La goutte, qui touche près de 4% de la population, peut provoquer d’intenses douleurs dans les articulations et devenir très invalidante sans prise en charge. Le principal traitement contre les crises de goutte, la Colchicine importée de France, n’est plus distribué en Suisse et a progressivement disparu des pharmacies courant 2022. Le produit a été remplacé par le Colctab, commercialisé par la firme suisse Streuli Pharma AG, dont le principe actif et le dosage sont identiques mais qui coûte jusqu’à sept fois plus cher que son prédécesseur.
Maurice D. payait 7.30 fr. pour 20 pilules de Colchicine 1 mg, alors que le Colctab 1 mg est facturé 25.10 fr. les dix pilules (soit 50.20 fr. les 20 pièces). «Après cela, étonnez-vous que les assurances coûtent cher», écrit ce lecteur du Gros-de-Vaud. Constat semblable pour la Genevoise Annie G., qui a aussi pu se procurer en France une boîte de Colchicine 20 pilules pour 3.53 euros, «presque le même prix que je payais en 1998». Nelly R., elle, en a trouvé pour 2.20 euros les 20 pièces, au lieu de payer 1040% plus cher son Colctab helvétique…
Le médicament est remboursé par l’assurance maladie, mais le paiement de la quote-part de 10% et du montant jusqu’à concurrence de la franchise incombent à l’assuré. En revanche, sauf sous conditions en cas d’urgence ou de pénurie, l’assurance de base ne rembourse pas les médicaments achetés à l’étranger, au nom du principe de «territorialité». La cherté des médicaments suisses fait ainsi grimper les coûts de la santé et, partant, les primes maladie.

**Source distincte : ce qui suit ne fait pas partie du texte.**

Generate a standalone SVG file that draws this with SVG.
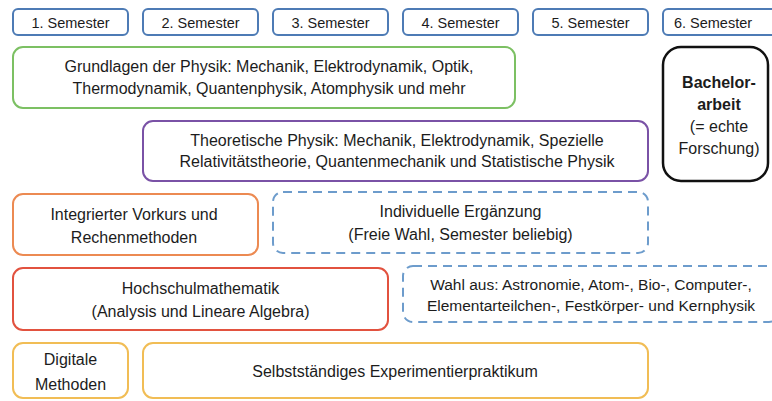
<svg xmlns="http://www.w3.org/2000/svg" width="772" height="401" viewBox="0 0 772 401">
<style>
text{font-family:"Liberation Sans",Arial,sans-serif;font-size:16px;fill:#1c1c1c;text-anchor:middle}
.s{font-size:14.5px}
.b{font-weight:bold}
.w{font-size:15.5px}
rect{fill:#fff;stroke-width:2}
.sem{stroke:#4d7bb5}
.grn{stroke:#7cc063}
.pur{stroke:#7a52a6}
.org{stroke:#ec8a52}
.red{stroke:#e2523f}
.yel{stroke:#f1bd55}
.dash{stroke:#6d9ccc;stroke-dasharray:9 6}
.blk{stroke:#111;stroke-width:2.5}
</style>
<rect width="772" height="401" fill="#fff" stroke="none"/>
<g id="sem1"><rect class="sem" x="13" y="9" width="115" height="26" rx="5"/><text class="s" x="70.5" y="28">1. Semester</text></g>
<g id="sem2"><rect class="sem" x="143" y="9" width="115" height="26" rx="5"/><text class="s" x="200.5" y="28">2. Semester</text></g>
<g id="sem3"><rect class="sem" x="273" y="9" width="115" height="26" rx="5"/><text class="s" x="330.5" y="28">3. Semester</text></g>
<g id="sem4"><rect class="sem" x="403" y="9" width="115" height="26" rx="5"/><text class="s" x="460.5" y="28">4. Semester</text></g>
<g id="sem5"><rect class="sem" x="533" y="9" width="115" height="26" rx="5"/><text class="s" x="590.5" y="28">5. Semester</text></g>
<g id="sem6"><rect class="sem" x="663" y="9" width="115" height="26" rx="5"/><text class="s" x="713" y="28">6. Semester</text></g>
<g id="grundlagen"><rect class="grn" x="13" y="47" width="502" height="61" rx="10"/>
<text x="269" y="72">Grundlagen der Physik: Mechanik, Elektrodynamik, Optik,</text>
<text x="269" y="94">Thermodynamik, Quantenphysik, Atomphysik und mehr</text></g>
<g id="bachelor"><rect class="blk" x="663" y="47" width="105" height="134" rx="18"/>
<text class="b" x="719" y="88">Bachelor-</text>
<text class="b" x="719" y="110">arbeit</text>
<text x="719" y="132">(= echte</text>
<text x="719" y="154">Forschung)</text></g>
<g id="theoretisch"><rect class="pur" x="143" y="121" width="505" height="60" rx="10"/>
<text x="397" y="146">Theoretische Physik: Mechanik, Elektrodynamik, Spezielle</text>
<text x="397" y="167">Relativitätstheorie, Quantenmechanik und Statistische Physik</text></g>
<g id="vorkurs"><rect class="org" x="13" y="194" width="245" height="61" rx="10"/>
<text x="134" y="220">Integrierter Vorkurs und</text>
<text x="134" y="243">Rechenmethoden</text></g>
<g id="ergaenzung"><rect class="dash" x="273" y="192" width="375" height="61" rx="10"/>
<text x="460.5" y="217">Individuelle Ergänzung</text>
<text x="460.5" y="240">(Freie Wahl, Semester beliebig)</text></g>
<g id="mathe"><rect class="red" x="13" y="268" width="375" height="62" rx="10"/>
<text x="200.5" y="294">Hochschulmathematik</text>
<text x="200.5" y="317">(Analysis und Lineare Algebra)</text></g>
<g id="wahl"><rect class="dash" x="403" y="266" width="376" height="56" rx="10"/>
<text class="w" x="591" y="290">Wahl aus: Astronomie, Atom-, Bio-, Computer-,</text>
<text class="w" x="591" y="311">Elementarteilchen-, Festkörper- und Kernphysik</text></g>
<g id="digital"><rect class="yel" x="13" y="343" width="115" height="55" rx="10"/>
<text x="70.5" y="365">Digitale</text>
<text x="70.5" y="390">Methoden</text></g>
<g id="praktikum"><rect class="yel" x="143" y="343" width="505" height="55" rx="10"/>
<text x="395" y="377">Selbstständiges Experimentierpraktikum</text></g>
<g id="connectors"></g>
</svg>
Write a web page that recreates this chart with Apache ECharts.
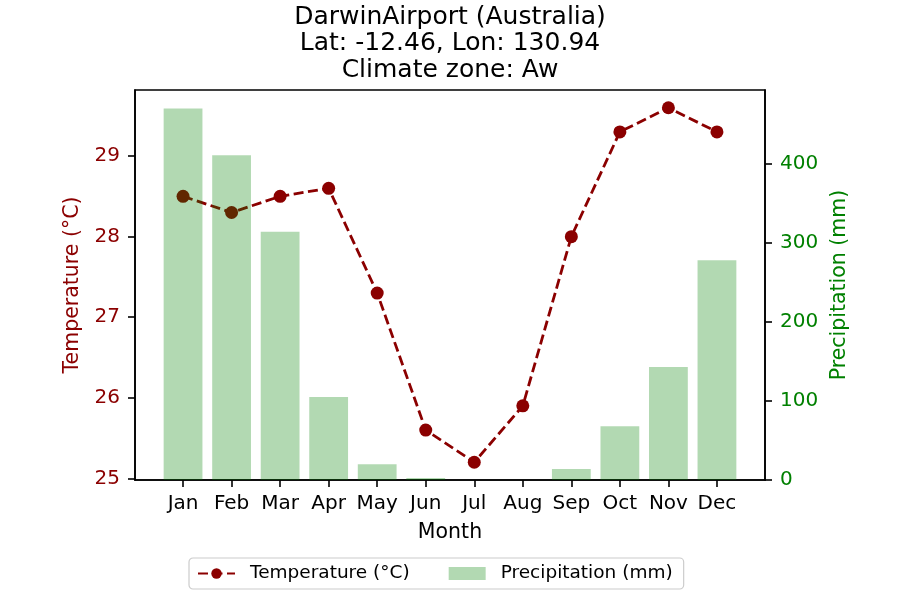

Comment justifier l’explosion du prix d’un antigoutteux si semblable à son prédécesseur? Le coût a été fixé selon les critères légaux, mais en ne tenant compte que de la comparaison avec les tarifs de ce produit à l’étranger (critère 1), à défaut de comparaison thérapeutique possible avec d’autres médicaments ayant la colchicine pour principe actif (critère 2), écrit l’Office fédéral de la santé publique (OFSP). On peut préférer une autre explication, devenue véritable secret de Polichinelle: les pharmas négocient avec les autorités des modèles de prix incluant des rabais confidentiels et empochent toujours plus sur le revenu des médicaments.
Selon la faîtière des assureurs SantéSuisse, ce sont les médicaments utilisés en oncologie et en rhumatologie qui coûtent le plus cher, et pèsent donc en priorité sur les coûts de la santé.